Various ink brands including Daihan and Star gloss of Korea, App, MRT and Peony of China, and Micro Ink of. India have flooded the markets at Arambagh and Nayabazar in the capital. Some of the leading Bangladeshi ink brands are Toka, a joint venture company with Japan, Toyo, Supertone, Fuji, Taj, New Jamuna, and Crown ink.
Industry insiders said 90 per cent of the foreign brands available in the market come through the bonded warehouses against the 10 per cent commercial import for which the importers have to pay 25 per cent duty. There are as many as 100 ink selling shops in Dhaka, industry sources said.
Although there is no official data available, an estimated 4500 tonnes color ink and 3000 tonnes black ink are used in Bangladesh printing industry.
Industry sources said neighbouring India has become self reliant in ink manufacturing and exporting ink of every kind as the country has been able to attract joint investment of almost every international ink brand. Micro ink of Germany, Flint of the USA, DIC and Toyo Ink of Japan have investment in India.
Mr Zakir also managing director of Toyo Ink and Chemicals Bangladesh, said although the country has the capacity to produce 100 per cent ink required in the market, many companies are not using the full production capacity due to the distorted market. Moreover, many are reducing the production, he added. He said the demand for liquid ink is growing which is an annual 20 per cent than the paste ink of 10 per cent.
There is a market of Tk 10 billion in Bangladesh with about 20 companies supplying about 85 per cent of the total consumption. The companies in production have an investment of Tk 1.0 billion generating employment of about 300 people.
Former president of the association and the leading ink brand Toka manufacturer MA Momen said it's beyond their understanding how various international finished ink brands can be sold at much lower price.
"We import raw materials, paying duty, add value, pay tax and VAT, marketing and transportation cost, and after many stages make nominal profit. But now we cannot even survive as we cannot stand the competition of these unauthorised inks whose price should not be like this," said Mr Momen.
These inks are distorting the market and hampering the growth of the industry as the investors of this sector are gradually being ousted. There were about 40 ink manufacturing companies in the country whereas hardly 20 companies area in production now, he added. Number of members of the association is decreasing as they are finding ink manufacturing as non-profitable, he observed.

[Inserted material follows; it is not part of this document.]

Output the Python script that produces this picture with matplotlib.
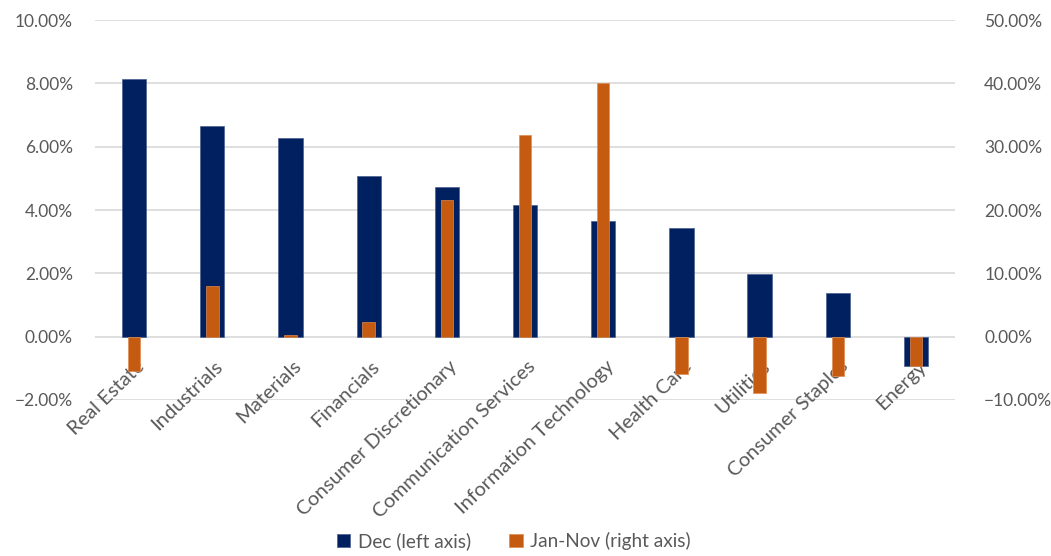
import numpy as np
import matplotlib.pyplot as plt
import matplotlib.transforms as mtransforms
from matplotlib.ticker import PercentFormatter

plt.rcParams['font.family'] = ['Lato', 'DejaVu Sans']

sectors = ["Real Estate", "Industrials", "Materials", "Financials",
           "Consumer Discretionary", "Communication Services",
           "Information Technology", "Health Care", "Utilities",
           "Consumer Staples", "Energy"]
dec = [8.14, 6.66, 6.27, 5.08, 4.74, 4.16, 3.65, 3.42, 1.97, 1.39, -0.94]
jan_nov = [-5.4, 8.0, 0.2, 2.3, 21.6, 31.8, 40.0, -5.9, -8.95, -6.2, -4.7]

navy = "#002060"
orange = "#C55A11"
grey = "#595959"

fig = plt.figure(figsize=(10.51, 5.56), dpi=100)
ax = fig.add_axes([0.0904, 0.2806, 0.8183, 0.6834])
ax2 = ax.twinx()

x = np.arange(len(sectors))
ax.bar(x, dec, width=0.31, color=navy, edgecolor="#4a5f8f", linewidth=0.5,
       label="Dec (left axis)", zorder=2)
ax2.bar(x, jan_nov, width=0.16, color=orange, edgecolor="#e08a50", linewidth=0.5,
        label="Jan-Nov (right axis)", zorder=2)

ax.set_xlim(-0.5, len(sectors) - 0.5)
ax.set_ylim(-2, 10)
ax2.set_ylim(-10, 50)
ax.set_yticks(np.arange(-2, 10.1, 2))
ax2.set_yticks(np.arange(-10, 50.1, 10))
ax.yaxis.set_major_formatter(PercentFormatter(decimals=2))
ax2.yaxis.set_major_formatter(PercentFormatter(decimals=2))

ax.grid(axis="y", color="#d9d9d9", linewidth=1.2, zorder=0)
ax.set_axisbelow(True)
for a in (ax, ax2):
    for s in a.spines.values():
        s.set_visible(False)
    a.tick_params(axis="both", length=0, labelsize=12.5, labelcolor=grey)
ax.tick_params(axis="y", pad=16)
ax2.tick_params(axis="y", pad=21)

# category labels sit at the zero line (like Excel) and on top of the bars
ax.tick_params(axis="x", labelbottom=False)
ax2.xaxis.set_visible(True)
ax2.spines["bottom"].set_position(("data", 0))
ax2.set_xticks(x)
ax2.set_xticklabels(sectors, rotation=44, ha="right", rotation_mode="anchor",
                    fontsize=14.5, color=grey)
ax2.tick_params(axis="x", pad=7)
shift = mtransforms.ScaledTranslation(0.02, -0.11, fig.dpi_scale_trans)
for lbl in ax2.get_xticklabels():
    lbl.set_transform(lbl.get_transform() + shift)

h1, l1 = ax.get_legend_handles_labels()
h2, l2 = ax2.get_legend_handles_labels()
fig.legend(h1 + h2, l1 + l2, loc="lower center", bbox_to_anchor=(0.489, -0.02),
           ncol=2, frameon=False, fontsize=13.7, handlelength=0.7,
           handleheight=0.7, handletextpad=0.4, columnspacing=2.0,
           labelcolor=grey)

fig.savefig("out.png", dpi=100)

Referring to the huge growth of the printing industry of the country, Mr Momen said the national curriculum and textbook board (NCTB) prints books worth Tk 3.0 billion in a season, many paper mills have been established, printing ink and other chemical companies are there enough to make printing industry self- sufficient. But the weak policy and monitoring of the regulatory authority in the ink sector has been shrinking the industry gradually.
"Printing ink industry will face its natural death if the sales of the inks coming through the bonded warehouse are not taken care of. We are really concerned," said the veteran industrialist.
General secretary a of Bangladesh Mudran Shilpa Samity AFM Shah Alam said it is true that foreign brands entering through the bonded warehouses are sold in the markets at a cheaper rate. But local manufacturers have the capacity to supply 100 per cent of the total ink required in the market.
He said in printing the books of NCTB 100 per cent local ink is used. The newspapers also use local inks, he claimed. In cases of printing color materials, foreign brands are used sometimes.
"I think 15 per cent of the total demand is fulfilled by the foreign ink brands," said Mr Alam.
He suggested the local ink manufacturers should improve the quality and provide ink at a competitive rate. If they need to take the support from the government to do this, they should do it.
"We never want that any ink enters through unauthorised way to disturb the market. The ink users want same quality product like the foreign ones at the same cheaper rate," he added.
There are about 7000 printing and publication companies in the country. The government prints 280 million books in the country and 30 million in India for free distribution among the students which is a work of only four months. This year the target is 320 million copies. The printers sit almost idle for eight months, which indicates a huge opportunity is being missed by Bangladesh.